_What the exercise asks_
Exactly the lines from the start of the data below through the line that contains "const hcField = [1.0, 1.0];" are to be copied, with pictures left out.

_Supplied material_

-- START --

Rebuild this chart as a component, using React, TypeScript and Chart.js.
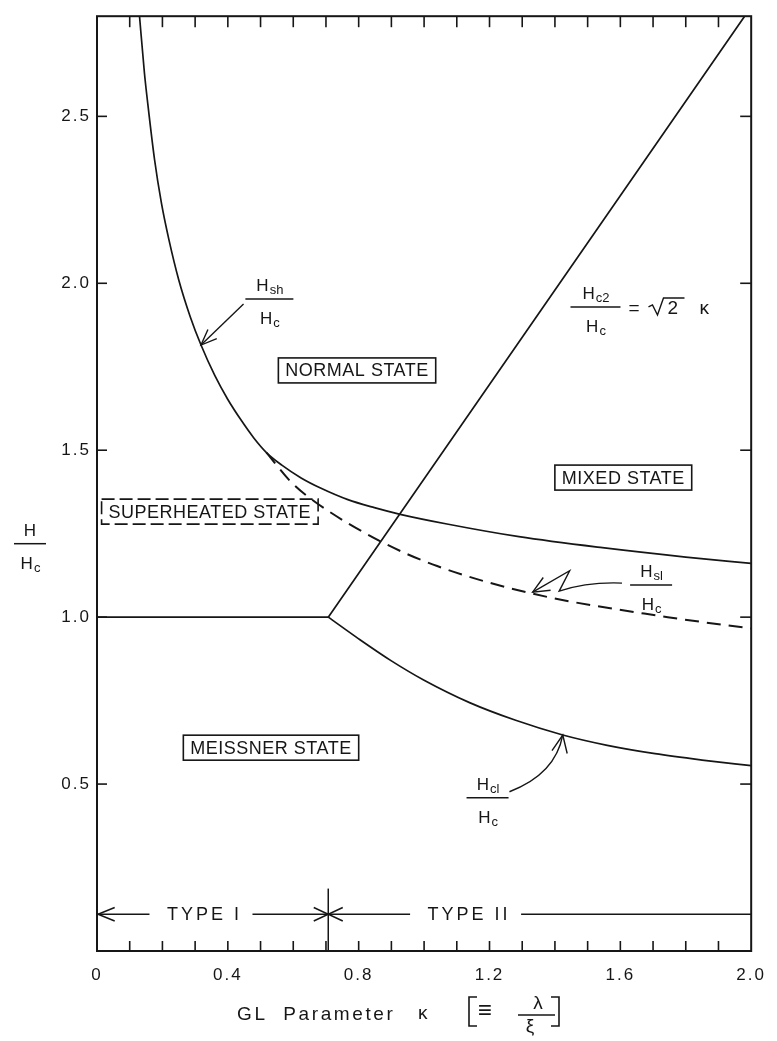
import { useEffect, useRef } from "react";
import { Chart, registerables } from "chart.js";

Chart.register(...registerables);

const FONT = '"Liberation Sans", Arial, sans-serif';
const INK = "#161616";

// Superheating field H_sh / H_c (solid, runs from the top edge down to κ = 2)
const hshKappa = [0.13, 0.145, 0.155, 0.176, 0.197, 0.22, 0.25, 0.285, 0.318, 0.36, 0.4, 0.442, 0.48, 0.518, 0.564, 0.624, 0.685, 0.767, 0.848, 0.927, 1.07, 1.29, 1.545, 1.8, 2.0];
const hshField = [2.8, 2.63, 2.54, 2.37, 2.24, 2.13, 2.01, 1.9, 1.815, 1.724, 1.652, 1.588, 1.536, 1.493, 1.456, 1.417, 1.386, 1.352, 1.328, 1.308, 1.279, 1.241, 1.208, 1.18, 1.161];

// H_s1 / H_c (dashed branch)
const hs1Kappa = [0.518, 0.594, 0.667, 0.867, 1.04, 1.333, 1.745, 2.0];
const hs1Field = [1.493, 1.404, 1.345, 1.227, 1.153, 1.07, 1.0, 0.966];

// Thermodynamic critical field on the type I side
const hcKappa = [0, 0.707];
const hcField = [1.0, 1.0];

// Lower critical field H_c1 / H_c
const hc1Kappa = [0.707, 0.8, 0.9, 1.0, 1.139, 1.28, 1.424, 1.56, 1.706, 1.85, 2.0];
const hc1Field = [1.0, 0.935, 0.869, 0.811, 0.744, 0.691, 0.647, 0.616, 0.591, 0.572, 0.555];

// Upper critical field H_c2 / H_c = √2 κ
const hc2Kappa = [0.707, 1.98];
const hc2Field = [1.0, 2.8];

// Axis ticks
const xTickValues = [0, 0.4, 0.8, 1.2, 1.6, 2.0];
const xTickLabels = ["0", "0.4", "0.8", "1.2", "1.6", "2.0"];
const yTickValues = [0.5, 1.0, 1.5, 2.0, 2.5];
const yTickLabels = ["0.5", "1.0", "1.5", "2.0", "2.5"];

// Boxed region names and their centres (κ, H/Hc)
const regionNames = ["NORMAL STATE", "MIXED STATE", "SUPERHEATED STATE", "MEISSNER STATE"];
const regionKappa = [0.795, 1.609, 0.345, 0.532];
const regionField = [1.739, 1.418, 1.316, 0.609];
const regionDashed = [false, false, true, false];

// Type I / type II divider
const typeBoundary = 0.707;
const typeRowField = 0.11;
const typeNames = ["TYPE I", "TYPE II"];
const typeNameKappa = [0.324, 1.133];

type Ctx = CanvasRenderingContext2D;

function seg(ctx: Ctx, x1: number, y1: number, x2: number, y2: number) {
  ctx.beginPath();
  ctx.moveTo(x1, y1);
  ctx.lineTo(x2, y2);
  ctx.stroke();
}

// open arrowhead at (tx, ty), pointing away from (fx, fy)
function head(ctx: Ctx, tx: number, ty: number, fx: number, fy: number, len: number, spread: number) {
  const ang = Math.atan2(fy - ty, fx - tx);
  const s = (spread * Math.PI) / 180;
  ctx.beginPath();
  ctx.moveTo(tx + len * Math.cos(ang - s), ty + len * Math.sin(ang - s));
  ctx.lineTo(tx, ty);
  ctx.lineTo(tx + len * Math.cos(ang + s), ty + len * Math.sin(ang + s));
  ctx.stroke();
}

// "H_sub" over "H_c" with a bar, centred on (cx, lineY)
function fieldFraction(ctx: Ctx, cx: number, lineY: number, barW: number, sub: string) {
  const main = `17px ${FONT}`;
  const small = `13px ${FONT}`;
  const part = (y: number, s: string) => {
    ctx.font = main;
    const wH = ctx.measureText("H").width;
    ctx.font = small;
    const wS = s ? ctx.measureText(s).width : 0;
    const x0 = cx - (wH + wS) / 2;
    ctx.font = main;
    ctx.fillText("H", x0, y);
    if (s) {
      ctx.font = small;
      ctx.fillText(s, x0 + wH + 1, y + 3);
    }
  };
  ctx.textAlign = "left";
  ctx.textBaseline = "alphabetic";
  part(lineY - 8, sub);
  ctx.lineWidth = 1.5;
  seg(ctx, cx - barW / 2, lineY, cx + barW / 2, lineY);
  part(lineY + 25, "c");
}

const diagramPlugin = {
  id: "diagram",
  beforeDraw(chart: any) {
    chart.ctx.letterSpacing = "2px";
  },
  afterDraw(chart: any) {
    const ctx: Ctx = chart.ctx;
    const a = chart.chartArea;
    const sx = chart.scales.x;
    const sy = chart.scales.y;
    const px = (k: number) => sx.getPixelForValue(k);
    const py = (h: number) => sy.getPixelForValue(h);

    ctx.save();
    ctx.letterSpacing = "0px";
    ctx.strokeStyle = INK;
    ctx.fillStyle = INK;
    ctx.lineCap = "butt";
    ctx.setLineDash([]);

    // frame
    ctx.lineWidth = 2;
    ctx.strokeRect(a.left, a.top, a.right - a.left, a.bottom - a.top);

    // inward ticks: every 0.1 in κ on top and bottom, at the labelled H values on both sides
    ctx.lineWidth = 1.6;
    for (let i = 1; i < 20; i++) {
      const x = px(i / 10);
      seg(ctx, x, a.bottom, x, a.bottom - 10);
      seg(ctx, x, a.top, x, a.top + 11);
    }
    for (const v of yTickValues) {
      const y = py(v);
      seg(ctx, a.left, y, a.left + 10, y);
      seg(ctx, a.right, y, a.right - 11, y);
    }

    // boxed region names
    ctx.font = `18px ${FONT}`;
    ctx.letterSpacing = "0.5px";
    ctx.textAlign = "center";
    ctx.textBaseline = "middle";
    regionNames.forEach((name, i) => {
      const cx = px(regionKappa[i]);
      const cy = py(regionField[i]);
      const w = ctx.measureText(name).width + 14;
      const h = 25;
      ctx.lineWidth = 1.6;
      ctx.setLineDash(regionDashed[i] ? [13, 5] : []);
      ctx.strokeRect(cx - w / 2, cy - h / 2, w, h);
      ctx.setLineDash([]);
      ctx.fillText(name, cx, cy + 1);
    });
    ctx.letterSpacing = "0px";

    // H_sh label and arrow
    fieldFraction(ctx, px(0.527), py(1.953), 48, "sh");
    ctx.lineWidth = 1.4;
    {
      const fx = px(0.448), fy = py(1.938);
      const tx = px(0.318), ty = py(1.815);
      seg(ctx, fx, fy, tx, ty);
      head(ctx, tx, ty, fx, fy, 17, 22);
    }

    // H_s1 label and zig-zag arrow
    fieldFraction(ctx, px(1.694), py(1.096), 42, "sl");
    ctx.lineWidth = 1.4;
    {
      const p0 = [px(1.605), py(1.102)];
      const c0 = [px(1.5), py(1.106)];
      const p1 = [px(1.413), py(1.078)];
      const p2 = [px(1.445), py(1.139)];
      const tip = [px(1.332), py(1.075)];
      ctx.beginPath();
      ctx.moveTo(p0[0], p0[1]);
      ctx.quadraticCurveTo(c0[0], c0[1], p1[0], p1[1]);
      ctx.lineTo(p2[0], p2[1]);
      ctx.lineTo(tip[0], tip[1]);
      ctx.stroke();
      head(ctx, tip[0], tip[1], p2[0], p2[1], 18, 24);
    }

    // H_c1 label and curved arrow
    fieldFraction(ctx, px(1.194), py(0.459), 42, "cl");
    ctx.lineWidth = 1.4;
    {
      const s = [px(1.261), py(0.477)];
      const c = [px(1.4015), py(0.529)];
      const t = [px(1.424), py(0.647)];
      ctx.beginPath();
      ctx.moveTo(s[0], s[1]);
      ctx.quadraticCurveTo(c[0], c[1], t[0], t[1]);
      ctx.stroke();
      head(ctx, t[0], t[1], c[0], c[1], 19, 24);
    }

    // H_c2 / H_c = √2 κ
    {
      const cx = px(1.524);
      const ly = py(1.929);
      fieldFraction(ctx, cx, ly, 50, "c2");
      const base = ly + 7;
      ctx.font = `19px ${FONT}`;
      ctx.textAlign = "left";
      ctx.textBaseline = "alphabetic";
      ctx.fillText("=", cx + 33, base);
      ctx.lineWidth = 1.4;
      ctx.beginPath();
      ctx.moveTo(cx + 53, base - 7);
      ctx.lineTo(cx + 57, base - 9);
      ctx.lineTo(cx + 62, base + 1);
      ctx.lineTo(cx + 68, base - 16);
      ctx.lineTo(cx + 89, base - 16);
      ctx.stroke();
      ctx.fillText("2", cx + 72, base);
      ctx.fillText("κ", cx + 104, base);
    }

    // type I / type II row
    {
      const y = py(typeRowField);
      const xb = px(typeBoundary);
      ctx.lineWidth = 1.5;
      seg(ctx, xb, py(0), xb, py(0.187));
      ctx.font = `18px ${FONT}`;
      ctx.letterSpacing = "3px";
      ctx.textAlign = "center";
      ctx.textBaseline = "middle";
      const gaps: number[][] = [];
      typeNames.forEach((name, i) => {
        const cx = px(typeNameKappa[i]);
        const w = ctx.measureText(name).width;
        ctx.fillText(name, cx + 1.5, y + 1);
        gaps.push([cx - w / 2 - 16, cx + w / 2 + 12]);
      });
      ctx.letterSpacing = "0px";
      ctx.lineWidth = 1.5;
      seg(ctx, a.left, y, gaps[0][0], y);
      seg(ctx, gaps[0][1], y, xb, y);
      seg(ctx, xb, y, gaps[1][0], y);
      seg(ctx, gaps[1][1], y, a.right, y);
      head(ctx, a.left + 1, y, a.left + 30, y, 18, 22);
      head(ctx, xb, y, xb - 30, y, 16, 25);
      head(ctx, xb, y, xb + 30, y, 16, 25);
    }

    // y-axis title H / H_c
    fieldFraction(ctx, a.left - 67, py(1.22), 32, "");

    // x-axis title: GL Parameter κ [≡ λ/ξ]
    {
      const base = a.bottom + 69;
      ctx.textAlign = "left";
      ctx.textBaseline = "alphabetic";
      ctx.font = `19px ${FONT}`;
      ctx.letterSpacing = "2.6px";
      ctx.fillText("GL  Parameter", a.left + 140, base);
      ctx.letterSpacing = "0px";
      ctx.fillText("κ", a.left + 321, base - 1);
      ctx.font = `24px ${FONT}`;
      ctx.fillText("≡", a.left + 381, base - 2);
      ctx.font = `19px ${FONT}`;
      ctx.lineWidth = 1.6;
      const bx1 = a.left + 372, bx2 = a.left + 462;
      const top = base - 23, bot = base + 6;
      ctx.beginPath();
      ctx.moveTo(bx1 + 8, top);
      ctx.lineTo(bx1, top);
      ctx.lineTo(bx1, bot);
      ctx.lineTo(bx1 + 8, bot);
      ctx.stroke();
      ctx.beginPath();
      ctx.moveTo(bx2 - 8, top);
      ctx.lineTo(bx2, top);
      ctx.lineTo(bx2, bot);
      ctx.lineTo(bx2 - 8, bot);
      ctx.stroke();
      const lineY = base - 5;
      seg(ctx, a.left + 421, lineY, a.left + 458, lineY);
      ctx.textAlign = "center";
      ctx.fillText("λ", a.left + 441, lineY - 6);
      ctx.fillText("ξ", a.left + 433, lineY + 17);
    }

    ctx.restore();
  },
};

function curve(ks: number[], hs: number[], dashed: boolean) {
  return {
    data: ks.map((k, i) => ({ x: k, y: hs[i] })),
    showLine: true,
    borderColor: INK,
    borderWidth: dashed ? 2 : 1.7,
    borderDash: dashed ? [14, 8] : [],
    pointRadius: 0,
    pointHoverRadius: 0,
    cubicInterpolationMode: "monotone" as const,
    fill: false,
  };
}

export default function App() {
  const ref = useRef<HTMLCanvasElement | null>(null);

  useEffect(() => {
    document.body.style.margin = "0";
    const canvas = ref.current;
    if (!canvas) return;
    const tickFont = { family: FONT, size: 17 };
    const chart = new Chart(canvas, {
      type: "scatter",
      data: {
        datasets: [
          curve(hshKappa, hshField, false),
          curve(hs1Kappa, hs1Field, true),
          curve(hcKappa, hcField, false),
          curve(hc1Kappa, hc1Field, false),
          curve(hc2Kappa, hc2Field, false),
        ],
      },
      options: {
        responsive: false,
        animation: false,
        devicePixelRatio: 1,
        layout: { padding: { left: 0, top: 6, right: 20, bottom: 0 } },
        plugins: { legend: { display: false }, tooltip: { enabled: false } },
        events: [],
        scales: {
          x: {
            type: "linear",
            min: 0,
            max: 2,
            afterBuildTicks: (s: any) => {
              s.ticks = xTickValues.map((v) => ({ value: v }));
            },
            afterFit: (s: any) => {
              s.height = 90;
            },
            ticks: {
              callback: (_v: any, i: number) => xTickLabels[i],
              font: tickFont,
              color: INK,
              padding: 14,
              maxRotation: 0,
              autoSkip: false,
            },
            grid: { display: false, drawTicks: false },
            border: { display: false },
          },
          y: {
            type: "linear",
            min: 0,
            max: 2.8,
            afterBuildTicks: (s: any) => {
              s.ticks = yTickValues.map((v) => ({ value: v }));
            },
            afterFit: (s: any) => {
              s.width = 97;
            },
            ticks: {
              callback: (_v: any, i: number) => yTickLabels[i],
              font: tickFont,
              color: INK,
              padding: 6,
              autoSkip: false,
            },
            grid: { display: false, drawTicks: false },
            border: { display: false },
          },
        },
      },
      plugins: [diagramPlugin],
    } as any);
    return () => chart.destroy();
  }, []);

  return (
    <div style={{ width: 777, height: 1041, background: "#fff" }}>
      <canvas ref={ref} width={777} height={1041} style={{ display: "block", width: 777, height: 1041 }} />
    </div>
  );
}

-- END --

_Solution below_
Rebuild this chart as a component, using React, TypeScript and Chart.js.
import { useEffect, useRef } from "react";
import { Chart, registerables } from "chart.js";

Chart.register(...registerables);

const FONT = '"Liberation Sans", Arial, sans-serif';
const INK = "#161616";

// Superheating field H_sh / H_c (solid, runs from the top edge down to κ = 2)
const hshKappa = [0.13, 0.145, 0.155, 0.176, 0.197, 0.22, 0.25, 0.285, 0.318, 0.36, 0.4, 0.442, 0.48, 0.518, 0.564, 0.624, 0.685, 0.767, 0.848, 0.927, 1.07, 1.29, 1.545, 1.8, 2.0];
const hshField = [2.8, 2.63, 2.54, 2.37, 2.24, 2.13, 2.01, 1.9, 1.815, 1.724, 1.652, 1.588, 1.536, 1.493, 1.456, 1.417, 1.386, 1.352, 1.328, 1.308, 1.279, 1.241, 1.208, 1.18, 1.161];

// H_s1 / H_c (dashed branch)
const hs1Kappa = [0.518, 0.594, 0.667, 0.867, 1.04, 1.333, 1.745, 2.0];
const hs1Field = [1.493, 1.404, 1.345, 1.227, 1.153, 1.07, 1.0, 0.966];

// Thermodynamic critical field on the type I side
const hcKappa = [0, 0.707];
const hcField = [1.0, 1.0];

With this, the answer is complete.